Key governance considerations:
-
Single account vs multiple accounts
-
Separate catalogs for Dev and Prod
-
Role-based access control strategy
-
Ownership and stewardship definitions
-
Data lifecycle policies
There is no universal correct pattern. There is only what aligns with your organization’s risk tolerance and scale.
5. Model Data Deliberately
The Lakehouse does not dictate your modeling style. That freedom is both empowering and dangerous. You can implement medallion layers, dimension models, wide tables, or hybrid models. The platform supports all of them. What matters more than the model is how you operate it.
Data modeling considerations:
-
Schema boundaries and naming conventions
-
Table maintenance (OPTIMIZE, VACUUM)
-
Partitioning or liquid clustering strategy
-
Constraint enforcement
-
Data ownership and promotion workflows
Most teams already understand modeling. What changes in Databricks is how you manage performance and lifecycle at scale.
6. Treat Code and Deployment as First-Class Citizens
Many migrations fail here. Databricks gives you many ways to build pipelines. That flexibility is helpful, but it creates decision fatigue. The important question is not which feature is newest. The important question is how code moves from a developer’s laptop into production safely.
Your deployment pipeline should define:
-
Version control workflow
-
CI/CD integration
-
Environment-specific configuration
-
Artifact packaging approach
-
Rollback strategy
Choose tools that match your team’s skillset. Discipline matters more than fashion.
7. Control Compute Before It Controls You
Compute is where costs escalate quietly. Clusters left running over weekends. Overprovisioned job clusters. Analysts launching all-purpose clusters without guardrails. Databricks offers many compute options. That flexibility must be governed.

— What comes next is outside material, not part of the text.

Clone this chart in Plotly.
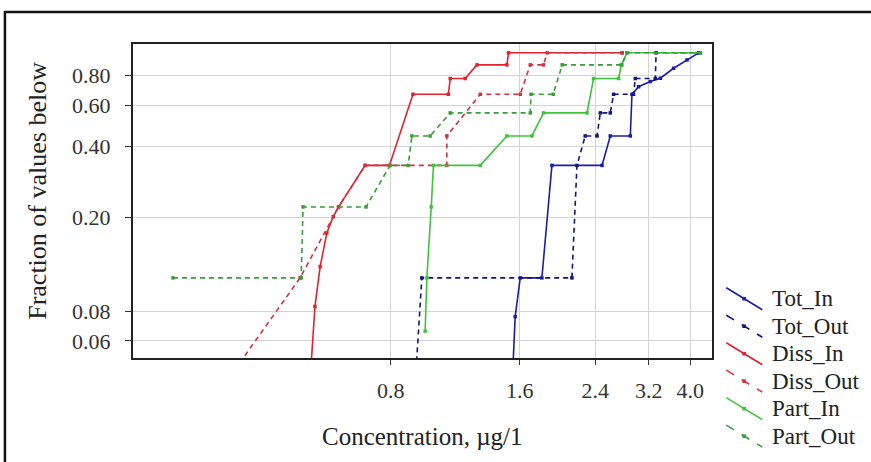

The compute strategy should define:
-
Who can create clusters
-
Cluster policies and guardrails
-
Serverless vs classic usage criteria
-
Default instance sizing
-
Auto-termination standards
Cost control is architectural, not reactive.

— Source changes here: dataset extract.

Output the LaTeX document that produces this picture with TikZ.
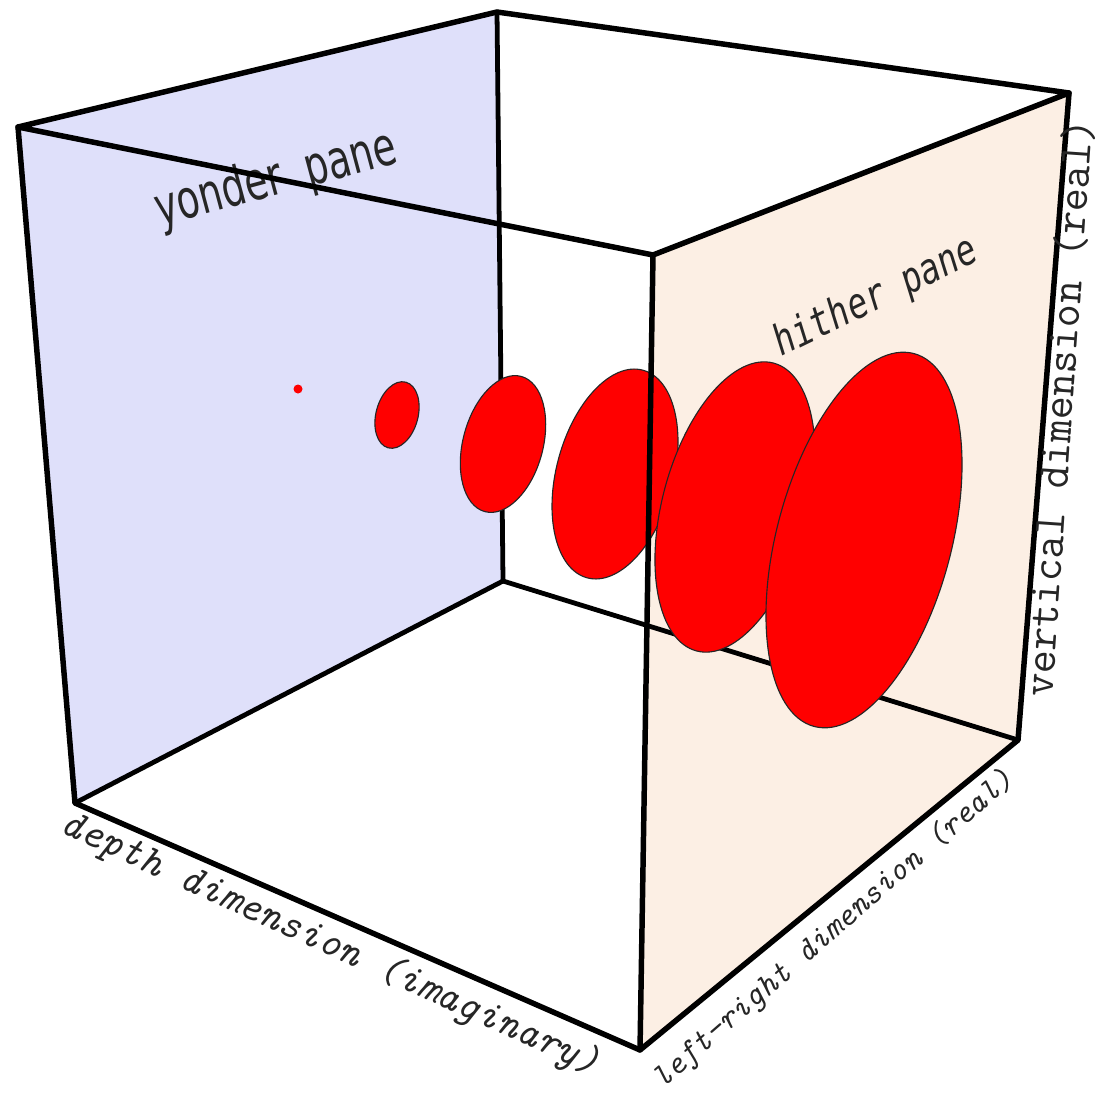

8. Choose an Orchestration Philosophy
No serious data platform runs without orchestration. You must decide whether to keep orchestration inside Databricks or externalize it. There are trade-offs in both directions. Integration simplicity competes with platform independence.
Orchestration considerations include:
-
Lakeflow vs external schedulers
-
Monitoring and alerting requirements
-
Cross-platform dependencies
-
Debugging workflows
-
Operational ownership
Pick a strategy that fits your broader ecosystem. Avoid accidental complexity.
What Success Actually Looks Like
Success is not using every Databricks feature. Success is not chasing architectural purity. Success is stability, clarity, and control.
A successful migration results in:
-
Clean environment separation
-
Predictable deployment workflows
-
Clear governance boundaries
-
Controlled compute costs
-
Reliable production pipelines
Everything else can evolve over time.
Final Thought
There is no single “right” way to implement Databricks. Every organization has different constraints. Different budgets. Different talent. Different priorities. But strong fundamentals are universal.
Design with intention.
Build with discipline.
Scale with clarity.
Databricks is powerful. It rewards thoughtful architecture and punishes ambiguity. Migrate accordingly.